>> Start RECORDED INFORMATION

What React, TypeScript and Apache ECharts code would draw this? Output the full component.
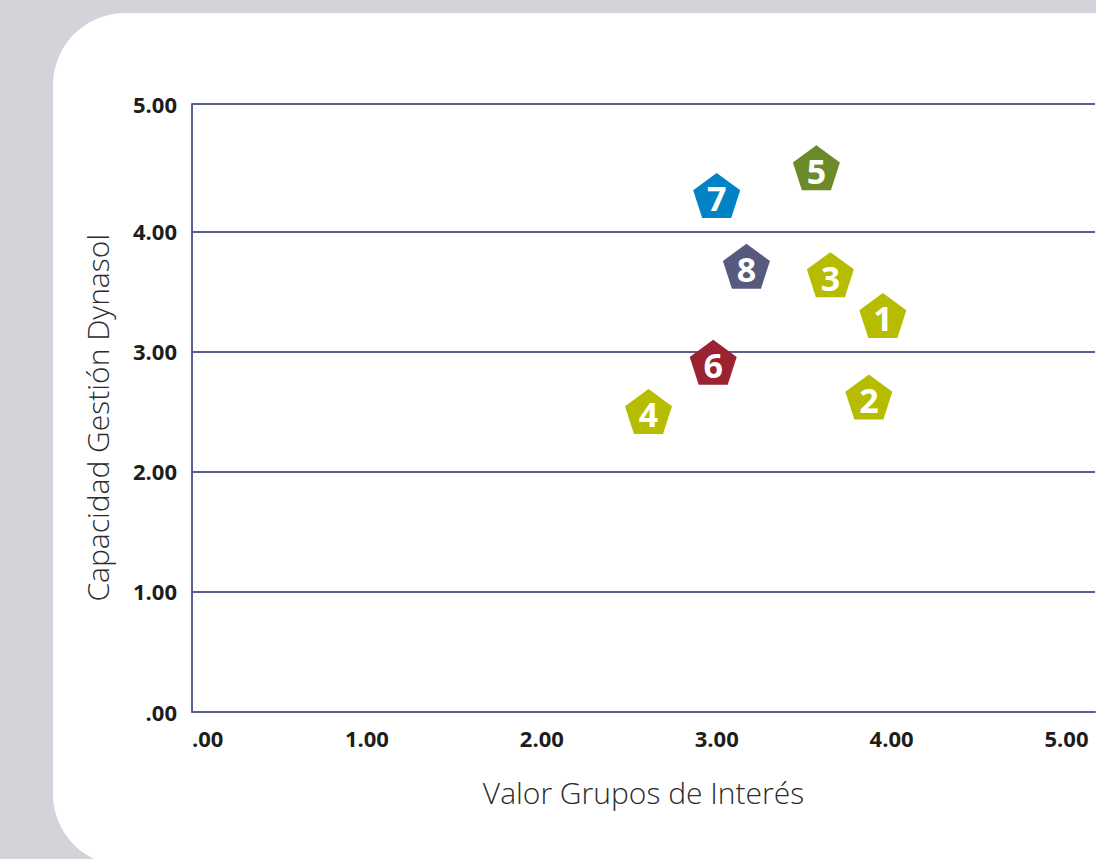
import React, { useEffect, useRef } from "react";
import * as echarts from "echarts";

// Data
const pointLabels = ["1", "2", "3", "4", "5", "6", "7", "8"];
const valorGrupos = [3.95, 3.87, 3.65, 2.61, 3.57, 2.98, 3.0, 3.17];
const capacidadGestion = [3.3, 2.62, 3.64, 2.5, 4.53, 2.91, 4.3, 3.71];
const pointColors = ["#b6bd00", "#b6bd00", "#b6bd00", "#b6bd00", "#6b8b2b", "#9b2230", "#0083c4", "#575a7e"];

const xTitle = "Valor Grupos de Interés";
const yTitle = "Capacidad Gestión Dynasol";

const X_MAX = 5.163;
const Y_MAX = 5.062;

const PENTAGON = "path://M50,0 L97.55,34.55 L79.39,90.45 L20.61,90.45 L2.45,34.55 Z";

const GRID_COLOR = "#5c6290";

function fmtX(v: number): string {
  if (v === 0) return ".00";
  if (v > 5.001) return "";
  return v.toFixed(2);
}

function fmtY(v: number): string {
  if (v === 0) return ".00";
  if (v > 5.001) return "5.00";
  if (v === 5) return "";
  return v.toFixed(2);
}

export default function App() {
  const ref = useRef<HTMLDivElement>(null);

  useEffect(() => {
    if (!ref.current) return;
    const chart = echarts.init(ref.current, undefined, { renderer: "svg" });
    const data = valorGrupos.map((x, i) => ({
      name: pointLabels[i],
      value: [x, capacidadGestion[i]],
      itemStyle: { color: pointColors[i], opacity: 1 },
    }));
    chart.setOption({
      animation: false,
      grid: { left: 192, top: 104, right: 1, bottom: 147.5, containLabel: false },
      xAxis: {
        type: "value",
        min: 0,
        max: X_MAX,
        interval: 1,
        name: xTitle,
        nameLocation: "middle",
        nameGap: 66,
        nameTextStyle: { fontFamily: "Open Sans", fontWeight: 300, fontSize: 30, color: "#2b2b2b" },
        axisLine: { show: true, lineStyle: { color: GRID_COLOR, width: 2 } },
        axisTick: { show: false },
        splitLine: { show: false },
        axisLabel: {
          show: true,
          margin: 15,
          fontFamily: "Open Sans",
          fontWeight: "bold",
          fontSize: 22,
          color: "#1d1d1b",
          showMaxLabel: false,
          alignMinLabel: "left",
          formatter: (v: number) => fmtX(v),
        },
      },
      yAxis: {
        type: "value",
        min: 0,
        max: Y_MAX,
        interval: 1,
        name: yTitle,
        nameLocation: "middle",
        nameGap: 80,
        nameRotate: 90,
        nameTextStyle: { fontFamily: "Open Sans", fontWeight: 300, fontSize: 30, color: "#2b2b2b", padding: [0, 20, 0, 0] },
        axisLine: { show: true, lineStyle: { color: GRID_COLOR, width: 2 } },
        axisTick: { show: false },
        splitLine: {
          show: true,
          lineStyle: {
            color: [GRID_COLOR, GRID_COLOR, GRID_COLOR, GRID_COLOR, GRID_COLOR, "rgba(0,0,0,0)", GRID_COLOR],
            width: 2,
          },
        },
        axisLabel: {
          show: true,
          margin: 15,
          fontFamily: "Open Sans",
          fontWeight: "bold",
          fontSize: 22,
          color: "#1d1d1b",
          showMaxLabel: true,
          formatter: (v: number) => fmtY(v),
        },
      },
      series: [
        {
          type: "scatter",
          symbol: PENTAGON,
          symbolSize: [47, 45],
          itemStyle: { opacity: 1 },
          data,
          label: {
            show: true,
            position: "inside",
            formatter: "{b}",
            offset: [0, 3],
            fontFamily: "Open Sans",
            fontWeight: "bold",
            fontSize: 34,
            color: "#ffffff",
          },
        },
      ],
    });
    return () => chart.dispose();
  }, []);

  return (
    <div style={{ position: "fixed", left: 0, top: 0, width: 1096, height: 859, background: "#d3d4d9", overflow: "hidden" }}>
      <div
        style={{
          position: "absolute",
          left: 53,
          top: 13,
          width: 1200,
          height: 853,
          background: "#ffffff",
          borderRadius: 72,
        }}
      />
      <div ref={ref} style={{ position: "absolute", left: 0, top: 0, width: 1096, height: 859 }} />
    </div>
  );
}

>> End RECORDED INFORMATION

WHAT IS NEEDED
Copy all the lines of data exactly as they appear, dropping any images.

PROBLEM SOLUTION
What React, TypeScript and Apache ECharts code would draw this? Output the full component.
import React, { useEffect, useRef } from "react";
import * as echarts from "echarts";

// Data
const pointLabels = ["1", "2", "3", "4", "5", "6", "7", "8"];
const valorGrupos = [3.95, 3.87, 3.65, 2.61, 3.57, 2.98, 3.0, 3.17];
const capacidadGestion = [3.3, 2.62, 3.64, 2.5, 4.53, 2.91, 4.3, 3.71];
const pointColors = ["#b6bd00", "#b6bd00", "#b6bd00", "#b6bd00", "#6b8b2b", "#9b2230", "#0083c4", "#575a7e"];

const xTitle = "Valor Grupos de Interés";
const yTitle = "Capacidad Gestión Dynasol";

const X_MAX = 5.163;
const Y_MAX = 5.062;

const PENTAGON = "path://M50,0 L97.55,34.55 L79.39,90.45 L20.61,90.45 L2.45,34.55 Z";

const GRID_COLOR = "#5c6290";

function fmtX(v: number): string {
  if (v === 0) return ".00";
  if (v > 5.001) return "";
  return v.toFixed(2);
}

function fmtY(v: number): string {
  if (v === 0) return ".00";
  if (v > 5.001) return "5.00";
  if (v === 5) return "";
  return v.toFixed(2);
}

export default function App() {
  const ref = useRef<HTMLDivElement>(null);

  useEffect(() => {
    if (!ref.current) return;
    const chart = echarts.init(ref.current, undefined, { renderer: "svg" });
    const data = valorGrupos.map((x, i) => ({
      name: pointLabels[i],
      value: [x, capacidadGestion[i]],
      itemStyle: { color: pointColors[i], opacity: 1 },
    }));
    chart.setOption({
      animation: false,
      grid: { left: 192, top: 104, right: 1, bottom: 147.5, containLabel: false },
      xAxis: {
        type: "value",
        min: 0,
        max: X_MAX,
        interval: 1,
        name: xTitle,
        nameLocation: "middle",
        nameGap: 66,
        nameTextStyle: { fontFamily: "Open Sans", fontWeight: 300, fontSize: 30, color: "#2b2b2b" },
        axisLine: { show: true, lineStyle: { color: GRID_COLOR, width: 2 } },
        axisTick: { show: false },
        splitLine: { show: false },
        axisLabel: {
          show: true,
          margin: 15,
          fontFamily: "Open Sans",
          fontWeight: "bold",
          fontSize: 22,
          color: "#1d1d1b",
          showMaxLabel: false,
          alignMinLabel: "left",
          formatter: (v: number) => fmtX(v),
        },
      },
      yAxis: {
        type: "value",
        min: 0,
        max: Y_MAX,
        interval: 1,
        name: yTitle,
        nameLocation: "middle",
        nameGap: 80,
        nameRotate: 90,
        nameTextStyle: { fontFamily: "Open Sans", fontWeight: 300, fontSize: 30, color: "#2b2b2b", padding: [0, 20, 0, 0] },
        axisLine: { show: true, lineStyle: { color: GRID_COLOR, width: 2 } },
        axisTick: { show: false },
        splitLine: {
          show: true,
          lineStyle: {
            color: [GRID_COLOR, GRID_COLOR, GRID_COLOR, GRID_COLOR, GRID_COLOR, "rgba(0,0,0,0)", GRID_COLOR],
            width: 2,
          },
        },
        axisLabel: {
          show: true,
          margin: 15,
          fontFamily: "Open Sans",
          fontWeight: "bold",
          fontSize: 22,
          color: "#1d1d1b",
          showMaxLabel: true,
          formatter: (v: number) => fmtY(v),
        },
      },
      series: [
        {
          type: "scatter",
          symbol: PENTAGON,
          symbolSize: [47, 45],
          itemStyle: { opacity: 1 },
          data,
          label: {
            show: true,
            position: "inside",
            formatter: "{b}",
            offset: [0, 3],
            fontFamily: "Open Sans",
            fontWeight: "bold",
            fontSize: 34,
            color: "#ffffff",
          },
        },
      ],
    });
    return () => chart.dispose();
  }, []);

  return (
    <div style={{ position: "fixed", left: 0, top: 0, width: 1096, height: 859, background: "#d3d4d9", overflow: "hidden" }}>
      <div
        style={{
          position: "absolute",
          left: 53,
          top: 13,
          width: 1200,
          height: 853,
          background: "#ffffff",
          borderRadius: 72,
        }}
      />
      <div ref={ref} style={{ position: "absolute", left: 0, top: 0, width: 1096, height: 859 }} />
    </div>
  );
}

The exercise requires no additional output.